10. A nozzle as claimed in claim 8, wherein the micro bubble generating flow restricting passageway is located on said axis.

11. A nozzle as claimed in claim 8, wherein the wherein said passageway is a circular hole.

12. A nozzle as claimed in claim 8, wherein the outlet comprises two substantially parallel long walls and two substantially parallel short walls so that the slit is substantially rectangular.

13. A nozzle as claimed in claim 12, wherein the ratio of the length of a long wall to the length of a short wall is from about 30:1 to about 50:1.

14. A nozzle as claimed in claim 8, wherein the ratio between the cross sectional area of the outlet and the cross sectional area of the passageway is from about 20:1 to about 30:1.

15. A shower wand comprising: an elongate, hollow body comprising a central, longitudinal axis;the body being formed by walls forming a handgrip portion and an outlet portion comprising an outlet offset from the longitudinal axis;a proximal end and a distal end;an inlet for water adjacent the proximal end;the outlet being located adjacent the distal end;a constriction to flow of water through the body, located between the inlet and the outlet;the constriction being configured to generate micro bubbles in water passing through the body;the outlet being in the form of an elongated slit configured to project micro bubble containing water away from said axis for showering or bathing.

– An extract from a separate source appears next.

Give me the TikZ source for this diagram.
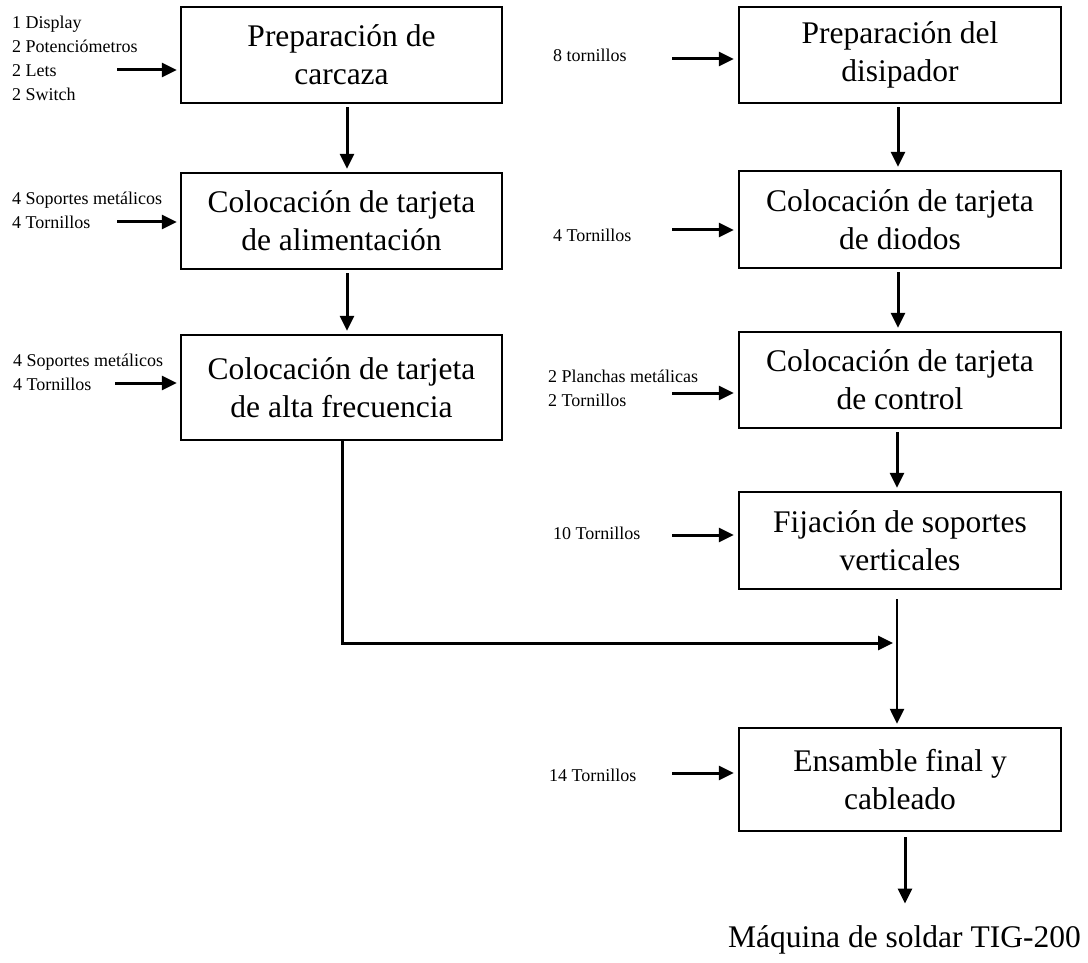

16. A nozzle as claimed in claim 15, wherein the outlet comprises a longer length and a shorter width and the ratio of the length to the width is from about 30:1 to about 50:1.

17. A nozzle as claimed in claim 15, wherein the ratio between the cross sectional area of the outlet and the cross sectional area of the constriction is from about 20:1 to about 30:1.

18. A bath or shower incorporating a nozzle according to claim 1.

19. A bath or shower incorporating a wand according to claim 7.

20. A bath or shower incorporating a wand according to claim 15.